Saturday, August 11, 2007

I feel good, I knew that I would now

(Graphic from vision.org)


I was shocked to read Jonah Goldberg in today's LATimes and find myself in agreement with him. But then I read further and found his premise to be, well, false:
These investments in self-esteem paid off royally, according to a study, "Egos Inflating Over Time." Jean Twenge of San Diego State University and a team of psychologists combed through the answers of 16,475 college students nationwide who took the Narcissistic Personality Inventory survey between 1982 and 2006. Their conclusion: Today's American youth are the most self-absorbed since we've studied the subject. "We need to stop endlessly repeating, 'you're special,' and having children repeat that back," Twenge told the Associated Press. "Kids are self-centered enough already."

Seems about right. Many times Pam & I have commented on the basic selfishness of today's generation, and this fits into that idea.

Of course Jonah looks far afield for the root cause:
Nonetheless, what I find fascinating is how our narcissism surplus, to some extent, is the unintended consequence of trying to use psychology as just another branch of public health. Saturday-morning cartoons during my youth were peppered with public service announcements informing kids that "you're the most important person in the whole wide world." The long-running TV show "Wonderama" became "Kids Are People Too" to reflect a new seriousness of childhood.
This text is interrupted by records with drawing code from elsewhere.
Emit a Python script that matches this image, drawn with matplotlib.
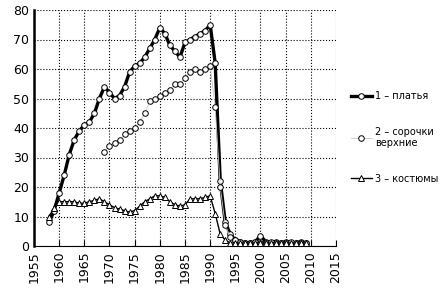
import matplotlib
matplotlib.use("Agg")
import matplotlib.pyplot as plt

years1 = list(range(1958, 2010))
dresses = [8, 12, 18, 24, 31, 36, 39, 41, 42, 45, 50, 54, 52, 50, 51, 54, 59, 61, 62, 64,
           67, 70, 74, 72, 68, 66, 64, 69, 70, 71, 72, 73, 75, 62, 22, 8, 4, 2, 1.5, 1, 1,
           1.5, 3.5, 1.5, 1, 1.5, 1, 1.5, 1, 1, 1.5, 1]

years2 = list(range(1969, 2010))
shirts = [32, 34, 35, 36, 38, 39, 40, 42, 45, 49, 50, 51, 52, 53, 55, 55, 57, 59, 60, 59,
          60, 61, 47, 20, 7, 3, 2, 1.5, 1, 1, 1.5, 1, 1, 1.5, 1, 1, 1, 1.5, 1, 1, 1]

years3 = list(range(1958, 2010))
suits = [10, 13, 15, 15, 15, 15, 14.5, 14.5, 15, 15.5, 16, 15, 14, 13, 12.5, 12, 11.5, 12,
         13.5, 15, 16, 17, 17, 16.5, 15, 14, 13.5, 14, 16, 16, 16, 16.5, 17, 11, 4, 2, 1,
         1, 1, 1, 1, 1, 1, 1, 1, 1, 1, 1, 1, 1, 1, 1]

labels = ["1 – платья", "2 – сорочки\nверхние", "3 – костюмы"]

fig = plt.figure(figsize=(4.43, 2.94), dpi=100)
ax = fig.add_axes([34/443, 48/294, 302/443, 236/294])

ax.plot(years1, dresses, color="black", lw=2.4, marker="o", ms=4,
        mfc="white", mec="black", mew=0.7, label=labels[0])
ax.plot(years2, shirts, color="#c8c8c8", lw=0.6, marker="o", ms=4,
        mfc="white", mec="black", mew=0.7, label=labels[1])
ax.plot(years3, suits, color="black", lw=1.0, marker="^", ms=4,
        mfc="white", mec="black", mew=0.7, label=labels[2])

ax.set_xlim(1955, 2015)
ax.set_ylim(0, 80)
ax.set_xticks(range(1955, 2016, 5))
ax.set_yticks(range(0, 81, 10))
ax.tick_params(axis="x", labelrotation=90, labelsize=9, length=4, direction="in")
ax.tick_params(axis="y", labelsize=9, length=0)
ax.grid(True, linestyle=":", color="black", lw=0.8)
ax.spines["top"].set_visible(False)
ax.spines["right"].set_visible(False)
ax.spines["left"].set_linewidth(1.8)

ax.legend(loc="center left", bbox_to_anchor=(1.02, 0.46), frameon=False,
          fontsize=7, handlelength=2.2, labelspacing=2.6, handletextpad=0.3)

fig.savefig("out.png", dpi=100)
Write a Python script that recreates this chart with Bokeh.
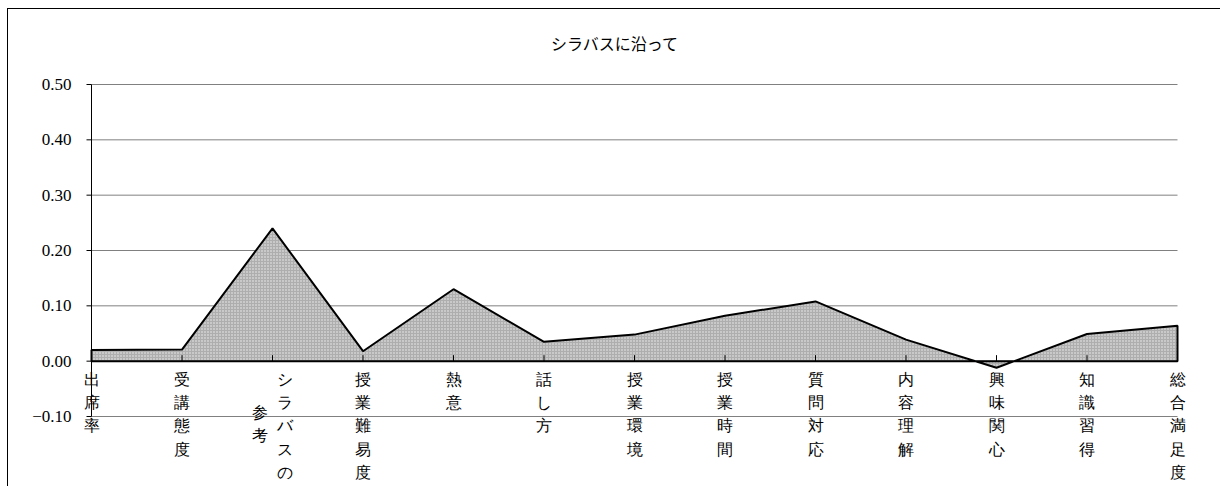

The burgeoning "children's rights" movement -- to which a young Hillary Clinton was connected -- saw treating kids as peers to be of a piece with the new egalitarianism. Movies as diverse as "Taxi Driver," "Bugsy Malone" and "Irreconcilable Differences" fixated on treating kids like adults in one way or another.

Right. Thing is, as an older person than Jonah, I remember watching those kids shows for fun too. And nothing on "Kids Are People Too" was intended to create the kind of selfish entitlement he and I both despise. That is, until it shows up in shallow thinkers like Jonah.

The reality of that show was that it tried to foster mutual respect between age groups, by saying that kids deserve respect even as they learn what it means to become a full-fledged person. And "Taxi Driver" as an example? I can see that portraying Jodi Foster as a pre-pubescent hooker, with all the glamour and riches that brings to one's life, would be a great teaching example for youth. Sheesh.

And the gratuitous mention of Hillary Clinton, to include the "Left" in his blame group, is just a cheap shot.

To buttress his argument, Jonah says:
. . . the hand-wringing about youth's sense of entitlement can go overboard as well. Volunteerism is on the rise, not something you would necessarily expect even after discounting for the desire to pad transcripts and resumes.

Maybe in Young Republican circles it's on the rise, but in reality, not so much. Here's from the Bureau of Labor Statistics, 1/10/2007:
The proportion of the population who volunteered was 26.7 percent. This is 2.1 percentage
points lower than the volunteer rate in each of the prior 3 years and slightly lower than in 2002, the first year for which comparable data are available.

Persons age 35 to 54 continued to be the most likely to volunteer (31.2
percent), while persons in their early twenties were the least likely (17.8
percent). While all age groups showed declines in volunteer rates from the prior year, the largest decline was among teenagers. The volunteer rate for females age 16 to 19 fell from 33.5 to 28.8 percent, and the volunteer rate for males of that age fell from 27.4 to 24.1 percent.

More data over there shows that from '03 to '05, 16-25 year old volunteering was indeed up, but declined in '06 to a level below that in '02. Whatever.

Here's where it gets really . . . rich:
Another result is that the generation taught to share and care beyond all precedent has become the most singularly concerned in history with making a buck. A recent UCLA study found that nearly 75% of freshmen think that it's important to be rich, compared with 62.5% in 1980 and 42% in 1966.

Ya think? At least Jonah doesn't explicitly blame this on teevee, the media, or the Left. But in today's climate of Right-Wing entitlement, as presented by GWBush and his affirmative-action college degree, Grover Norquist and his tax hatred, Duke Cunningham and his cash for favors, Mark Foley et al for their homophobic posturing while living life as gay people, Romney's 5 sons serving in a Winnebago, wanting to become rich is completely normal.

Heck, Jonah wouldn't have had a chance at richness himself were it not for his
infamous mother, so he should understand about entitlement. And too much praise for kids.


Update: Jonah was right about the Army meeting recruitment goals. What he didn't tell us is that they had to bribe recruits (h/t Raw Story):

The army responded by offering 20,000-dollar bonuses if recruits signed up starting July 25 and shipped out to boot camp within a month and before September 30, said Julia Bobick, a spokeswoman at the army's recruiting command at Fort Knox, Kentucky.

The signing bonus and other incentives can add up to a maximum 40,000 dollars for new soldiers.